A new study conducted in Europe has found that the use of azithromycin, an antibiotic commonly prescribed during the COVID-19 pandemic, may increase the risk of acute heart failure (HF) and subsequent death among patients with prior cardiovascular disease (CVD). However, patients without prior CVD did not have an increased risk of acute HF associated with azithromycin therapy.
The study, published in the Journal of the American Heart Association, aimed to examine the relationship between azithromycin use and outcomes in CVD through a large multicenter cohort study of adults hospitalized for COVID-19 across five European countries.

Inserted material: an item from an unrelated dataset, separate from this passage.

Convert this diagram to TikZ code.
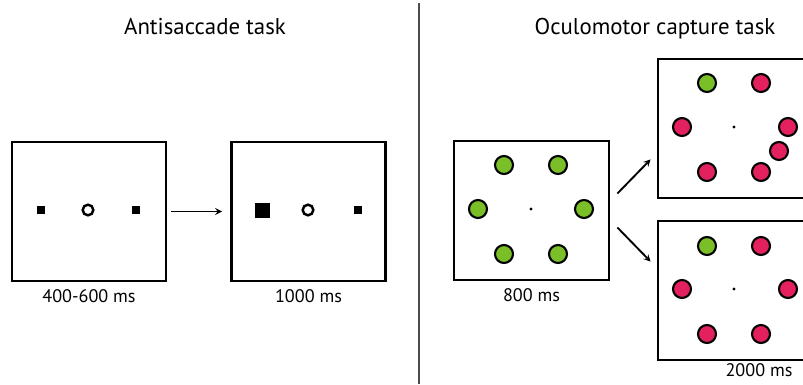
\documentclass[tikz,border=0pt]{standalone}
\usepackage{fontspec}
\setmainfont{PT Sans}
\usetikzlibrary{arrows,positioning}
\definecolor{stimgreen}{RGB}{122,190,40}
\definecolor{stimred}{RGB}{226,33,94}

\begin{document}
\begin{tikzpicture}[
    x=0.03cm, y=-0.03cm,
    node distance=0.2cm,
    screen/.style={rectangle, draw, line width=2.4pt, minimum height=4.17cm},
    heading/.style={font=\fontsize{19.5}{23}\selectfont, inner sep=0pt, anchor=base},
    timing/.style={font=\fontsize{15.5}{18}\selectfont, inner sep=0pt},
    disc/.style={circle, draw, line width=1.8pt, minimum size=0.54cm, inner sep=0pt},
    fixdot/.style={circle, fill, inner sep=0pt, minimum size=0.1cm},
    cue/.style={rectangle, fill, inner sep=0pt, minimum size=0.25cm},
    ring/.style={circle, draw, line width=2.1pt, inner sep=0pt, minimum size=0.32cm},
    arrow/.style={line width=1.6pt,->,>=stealth}
]
\useasboundingbox (0,0) rectangle (803,384);
\clip (0,0) rectangle (803,384);

% Antisaccade task
\node[heading] (antititle) at (205,34) {Antisaccade task};
\node[screen, minimum width=4.62cm] (box1) at (89,211.5) {};
\node[screen, minimum width=4.62cm] (box2) at (308.5,211.5) {};
\node[timing, below=of box1] (t1) {400-600 ms};
\node[timing, below=of box2] (t2) {1000 ms};

\node[cue] (cueL1) at (41,210) {};
\node[ring] (ring1) at (88,210) {};
\node[cue] (cueR1) at (136,210) {};
\node[cue, minimum size=0.45cm] (cueL2) at (262,210) {};
\node[ring] (ring2) at (308,210) {};
\node[cue] (cueR2) at (358,210) {};

\draw[arrow, shorten <=0.12cm, shorten >=0.24cm] (box1) -- (box2);

% Divider
\draw[gray!60!black, line width=1.3pt] (419,3) -- (419,384);

% Oculomotor capture task
\node[heading] (octitle) at (655,34) {Oculomotor capture task};
\node[screen, minimum width=4.65cm] (box3) at (531.5,210.5) {};
\node[screen, minimum width=6.06cm] (box4) at (759,128.5) {};
\node[screen, minimum width=6.06cm] (box5) at (759,290.5) {};
\node[timing, below=of box3] (t3) {800 ms};
\node[timing, below=0.07cm of box5] (t5) {2000 ms};

\node[fixdot] (fix3) at (531,209) {};
\node[fixdot] (fix4) at (734,127) {};
\node[fixdot] (fix5) at (734,289) {};

\foreach \dx/\dy [count=\k] in {-27/-44, 27/-44, -53/0, 53/0, -27/45, 27/45}
  \node[disc, fill=stimgreen] (pre\k) at ([shift={(\dx,\dy)}]fix3) {};
\foreach \dx/\dy/\col [count=\k] in {-27/-44/stimgreen, 27/-44/stimred, -52/0/stimred, 54/0/stimred, 45/24/stimred, -27/45/stimred, 27/45/stimred}
  \node[disc, fill=\col] (cap\k) at ([shift={(\dx,\dy)}]fix4) {};
\foreach \dx/\dy/\col [count=\k] in {-27/-43/stimgreen, 27/-43/stimred, -52/0/stimred, 54/0/stimred, -27/45/stimred, 27/45/stimred}
  \node[disc, fill=\col] (nocap\k) at ([shift={(\dx,\dy)}]fix5) {};

\draw[arrow] ([shift={(7,-17)}]box3.east) -- ([shift={(-6,-40)}]box4.south west);
\draw[arrow] ([shift={(7,17)}]box3.east) -- ([shift={(-6,42)}]box5.north west);

\end{tikzpicture}
\end{document}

The researchers used the International Survey of Acute Coronavirus Syndromes (ISACS)-COVID-19 registry to identify 793 patients who were exposed to azithromycin within 24 hours of hospital admission with SARS-CoV-2 infection, as well as 2,141 infected patients who received standard care.
Overall, 36.4% of the cohort had preexisting CVD. The main outcomes of interest were 30-day mortality and acute HF, which occurred in 21% and 8.6% of the cohort, respectively. The study found that azithromycin was significantly associated with an increased risk of acute HF among patients with preexisting CVD, compared to standard care. However, it was not significantly associated with 30-day mortality in that group. On the other hand, in patients without prior CVD, azithromycin was not associated with any significant increase in the risk of acute HF compared to standard care, and it was even associated with a reduced risk of 30-day mortality.
The study also revealed that the relative risk for 30-day mortality was lower among patients without prior CVD compared to those with preexisting CVD. Furthermore, the researchers reported a significant association between acute HF and death. These findings were consistent among patients treated with corticosteroids or antiviral agents.
The authors of the study noted that while azithromycin is commonly prescribed during the COVID-19 pandemic, prior studies have associated its use with an increased risk of cardiovascular complications and death in COVID-19-free populations. This study provides further evidence of the potential risks associated with azithromycin therapy, specifically in patients with preexisting CVD.
In conclusion, the use of azithromycin in hospitalized patients with COVID-19 and prior CVD may increase the risk of acute HF and subsequent death. It is important for healthcare providers to carefully consider the risks and benefits of using azithromycin in these patients, particularly in those with underlying cardiovascular conditions. Further research is needed to better understand the mechanisms behind these associations and to inform clinical decision-making in the treatment of COVID-19.